# Wilf and Mable....if Im lucky!!



## wilfiboy (Sep 18, 2010)

http://s1177.photobucket.com/albums/x358/Wilfiboy/?action=view&current=20110629095825.mp4


----------



## ali-s.j. (Jun 6, 2011)

They're fab!


----------



## kendal (Jul 16, 2009)

awwwwwwwwwwwwwwwwwwww they are so cute together 


well done Karen


----------



## Jedicrazy (Apr 26, 2011)

Great video Karen! Is Mabel teasing Wilf with that toy? They both look fantastic and clearly love playing together!


----------



## andy0 (Jan 10, 2011)

it worked they both look gr8 mable has grown so much


----------



## mrsmac (May 10, 2011)

that is soo cute!!! love the way Mable runs round with the toy and Wilf just looks at her


----------



## mandym (Jun 5, 2011)

Thats so cute,they look like theyre having a fab time! Doesnt blue roan look a lot like merle? x


----------



## Carol (Jun 12, 2011)

Aww! They look like they get on so well  I love watching them play together - probably why I get nothing done in the house! 

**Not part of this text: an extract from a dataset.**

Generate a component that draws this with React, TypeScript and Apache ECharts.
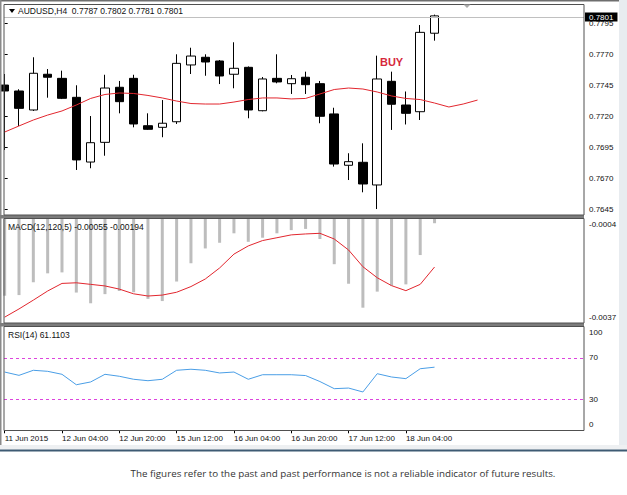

Wilf and Mable are sooo cute! x


----------



## embee (Dec 27, 2010)

So sweet... Poor Wilf stands there looking completely bewildered bless him, Mable really is a tease isn't she.


----------



## strof51 (Sep 26, 2009)

Great video,well done.


----------



## Mogdog (Feb 6, 2011)

Great video....they look a similar size and I like their colours together. They're certainly have fun together!


----------



## wilfiboy (Sep 18, 2010)

thank you for your lovely comments... Im such a computer whiz


----------



## caradunne (Nov 29, 2010)

They are amazing Karen, Mable is such a pretty colour - you successfully distracted me from the Murray/Nadal game! Shows how compelling your film work is!!!! xx


----------



## Mrs Stevo (May 2, 2011)

I just love watching dogs play and your 2 are no exception, they look truly happy and contented


----------



## JulesB (Mar 6, 2011)

Love the way she gets the toy and is almost tormenting him with it!! What a little tease!! x


----------



## lady amanda (Nov 26, 2010)

i love it tech girl!


----------